DIRECTIONS FOR THIS TASK → Copy all the data exactly, except the pictures.
►
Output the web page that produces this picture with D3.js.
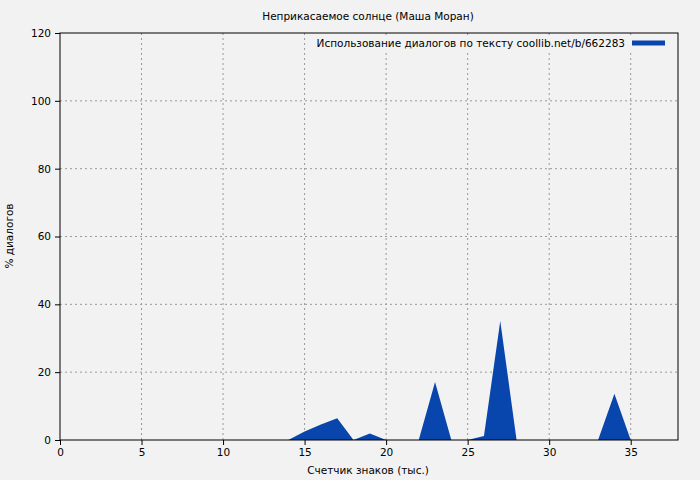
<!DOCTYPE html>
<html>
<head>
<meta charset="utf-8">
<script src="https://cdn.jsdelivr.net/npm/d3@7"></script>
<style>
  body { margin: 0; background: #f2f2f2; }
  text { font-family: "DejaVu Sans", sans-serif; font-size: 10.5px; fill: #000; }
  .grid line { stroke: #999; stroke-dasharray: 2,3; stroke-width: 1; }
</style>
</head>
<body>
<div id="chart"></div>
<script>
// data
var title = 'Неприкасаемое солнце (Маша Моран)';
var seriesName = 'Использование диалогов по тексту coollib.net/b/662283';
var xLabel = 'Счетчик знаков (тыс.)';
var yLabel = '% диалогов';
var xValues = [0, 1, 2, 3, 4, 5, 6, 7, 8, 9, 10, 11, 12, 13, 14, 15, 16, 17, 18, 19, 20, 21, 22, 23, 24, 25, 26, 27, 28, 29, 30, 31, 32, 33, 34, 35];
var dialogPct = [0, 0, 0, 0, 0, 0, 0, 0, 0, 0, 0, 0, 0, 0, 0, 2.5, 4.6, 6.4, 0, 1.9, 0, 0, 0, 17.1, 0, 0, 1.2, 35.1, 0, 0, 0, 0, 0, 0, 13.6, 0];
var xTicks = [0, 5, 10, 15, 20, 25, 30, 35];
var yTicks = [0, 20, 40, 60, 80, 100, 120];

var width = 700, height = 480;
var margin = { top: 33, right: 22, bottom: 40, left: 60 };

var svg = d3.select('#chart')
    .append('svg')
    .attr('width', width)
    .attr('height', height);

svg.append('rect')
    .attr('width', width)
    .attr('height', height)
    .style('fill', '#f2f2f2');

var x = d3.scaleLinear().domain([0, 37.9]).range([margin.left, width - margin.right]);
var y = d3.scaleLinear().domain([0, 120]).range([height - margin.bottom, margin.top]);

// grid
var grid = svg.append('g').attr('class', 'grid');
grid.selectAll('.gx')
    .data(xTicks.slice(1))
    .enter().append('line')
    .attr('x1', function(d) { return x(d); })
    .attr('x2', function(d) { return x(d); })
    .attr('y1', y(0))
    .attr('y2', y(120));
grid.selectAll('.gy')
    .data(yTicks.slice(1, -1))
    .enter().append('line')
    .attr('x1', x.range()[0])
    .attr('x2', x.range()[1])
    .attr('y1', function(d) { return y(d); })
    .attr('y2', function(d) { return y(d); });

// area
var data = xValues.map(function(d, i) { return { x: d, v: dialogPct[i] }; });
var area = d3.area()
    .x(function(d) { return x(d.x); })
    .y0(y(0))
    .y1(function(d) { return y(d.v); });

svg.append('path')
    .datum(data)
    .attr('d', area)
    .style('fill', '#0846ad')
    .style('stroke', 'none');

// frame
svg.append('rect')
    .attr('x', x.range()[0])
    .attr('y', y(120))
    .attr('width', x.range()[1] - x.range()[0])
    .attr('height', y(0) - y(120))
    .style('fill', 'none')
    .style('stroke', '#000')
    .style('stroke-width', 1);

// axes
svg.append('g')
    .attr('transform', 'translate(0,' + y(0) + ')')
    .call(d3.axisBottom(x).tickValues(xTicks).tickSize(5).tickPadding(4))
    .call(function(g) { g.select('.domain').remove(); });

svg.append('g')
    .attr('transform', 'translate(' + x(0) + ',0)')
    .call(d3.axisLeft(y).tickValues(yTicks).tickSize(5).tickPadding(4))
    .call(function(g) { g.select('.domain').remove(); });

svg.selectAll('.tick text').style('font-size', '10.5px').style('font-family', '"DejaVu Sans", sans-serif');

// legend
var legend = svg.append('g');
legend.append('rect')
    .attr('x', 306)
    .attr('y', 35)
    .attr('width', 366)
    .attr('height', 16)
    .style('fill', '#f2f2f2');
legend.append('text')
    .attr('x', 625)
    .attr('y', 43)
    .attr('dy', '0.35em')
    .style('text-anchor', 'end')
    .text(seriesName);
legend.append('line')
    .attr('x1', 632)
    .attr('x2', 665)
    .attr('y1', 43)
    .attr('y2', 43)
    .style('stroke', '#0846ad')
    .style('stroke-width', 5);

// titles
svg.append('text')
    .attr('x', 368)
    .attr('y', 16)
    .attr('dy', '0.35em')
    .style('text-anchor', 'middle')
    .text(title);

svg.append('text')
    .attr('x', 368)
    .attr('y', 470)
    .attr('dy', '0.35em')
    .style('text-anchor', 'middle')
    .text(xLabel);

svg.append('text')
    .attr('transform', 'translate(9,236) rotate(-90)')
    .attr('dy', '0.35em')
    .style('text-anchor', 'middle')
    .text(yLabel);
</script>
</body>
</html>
◄
FINAL ANSWER →
Output the web page that produces this picture with D3.js.
<!DOCTYPE html>
<html>
<head>
<meta charset="utf-8">
<script src="https://cdn.jsdelivr.net/npm/d3@7"></script>
<style>
  body { margin: 0; background: #f2f2f2; }
  text { font-family: "DejaVu Sans", sans-serif; font-size: 10.5px; fill: #000; }
  .grid line { stroke: #999; stroke-dasharray: 2,3; stroke-width: 1; }
</style>
</head>
<body>
<div id="chart"></div>
<script>
// data
var title = 'Неприкасаемое солнце (Маша Моран)';
var seriesName = 'Использование диалогов по тексту coollib.net/b/662283';
var xLabel = 'Счетчик знаков (тыс.)';
var yLabel = '% диалогов';
var xValues = [0, 1, 2, 3, 4, 5, 6, 7, 8, 9, 10, 11, 12, 13, 14, 15, 16, 17, 18, 19, 20, 21, 22, 23, 24, 25, 26, 27, 28, 29, 30, 31, 32, 33, 34, 35];
var dialogPct = [0, 0, 0, 0, 0, 0, 0, 0, 0, 0, 0, 0, 0, 0, 0, 2.5, 4.6, 6.4, 0, 1.9, 0, 0, 0, 17.1, 0, 0, 1.2, 35.1, 0, 0, 0, 0, 0, 0, 13.6, 0];
var xTicks = [0, 5, 10, 15, 20, 25, 30, 35];
var yTicks = [0, 20, 40, 60, 80, 100, 120];

var width = 700, height = 480;
var margin = { top: 33, right: 22, bottom: 40, left: 60 };

var svg = d3.select('#chart')
    .append('svg')
    .attr('width', width)
    .attr('height', height);

svg.append('rect')
    .attr('width', width)
    .attr('height', height)
    .style('fill', '#f2f2f2');

var x = d3.scaleLinear().domain([0, 37.9]).range([margin.left, width - margin.right]);
var y = d3.scaleLinear().domain([0, 120]).range([height - margin.bottom, margin.top]);

// grid
var grid = svg.append('g').attr('class', 'grid');
grid.selectAll('.gx')
    .data(xTicks.slice(1))
    .enter().append('line')
    .attr('x1', function(d) { return x(d); })
    .attr('x2', function(d) { return x(d); })
    .attr('y1', y(0))
    .attr('y2', y(120));
grid.selectAll('.gy')
    .data(yTicks.slice(1, -1))
    .enter().append('line')
    .attr('x1', x.range()[0])
    .attr('x2', x.range()[1])
    .attr('y1', function(d) { return y(d); })
    .attr('y2', function(d) { return y(d); });

// area
var data = xValues.map(function(d, i) { return { x: d, v: dialogPct[i] }; });
var area = d3.area()
    .x(function(d) { return x(d.x); })
    .y0(y(0))
    .y1(function(d) { return y(d.v); });

svg.append('path')
    .datum(data)
    .attr('d', area)
    .style('fill', '#0846ad')
    .style('stroke', 'none');

// frame
svg.append('rect')
    .attr('x', x.range()[0])
    .attr('y', y(120))
    .attr('width', x.range()[1] - x.range()[0])
    .attr('height', y(0) - y(120))
    .style('fill', 'none')
    .style('stroke', '#000')
    .style('stroke-width', 1);

// axes
svg.append('g')
    .attr('transform', 'translate(0,' + y(0) + ')')
    .call(d3.axisBottom(x).tickValues(xTicks).tickSize(5).tickPadding(4))
    .call(function(g) { g.select('.domain').remove(); });

svg.append('g')
    .attr('transform', 'translate(' + x(0) + ',0)')
    .call(d3.axisLeft(y).tickValues(yTicks).tickSize(5).tickPadding(4))
    .call(function(g) { g.select('.domain').remove(); });

svg.selectAll('.tick text').style('font-size', '10.5px').style('font-family', '"DejaVu Sans", sans-serif');

// legend
var legend = svg.append('g');
legend.append('rect')
    .attr('x', 306)
    .attr('y', 35)
    .attr('width', 366)
    .attr('height', 16)
    .style('fill', '#f2f2f2');
legend.append('text')
    .attr('x', 625)
    .attr('y', 43)
    .attr('dy', '0.35em')
    .style('text-anchor', 'end')
    .text(seriesName);
legend.append('line')
    .attr('x1', 632)
    .attr('x2', 665)
    .attr('y1', 43)
    .attr('y2', 43)
    .style('stroke', '#0846ad')
    .style('stroke-width', 5);

// titles
svg.append('text')
    .attr('x', 368)
    .attr('y', 16)
    .attr('dy', '0.35em')
    .style('text-anchor', 'middle')
    .text(title);

svg.append('text')
    .attr('x', 368)
    .attr('y', 470)
    .attr('dy', '0.35em')
    .style('text-anchor', 'middle')
    .text(xLabel);

svg.append('text')
    .attr('transform', 'translate(9,236) rotate(-90)')
    .attr('dy', '0.35em')
    .style('text-anchor', 'middle')
    .text(yLabel);
</script>
</body>
</html>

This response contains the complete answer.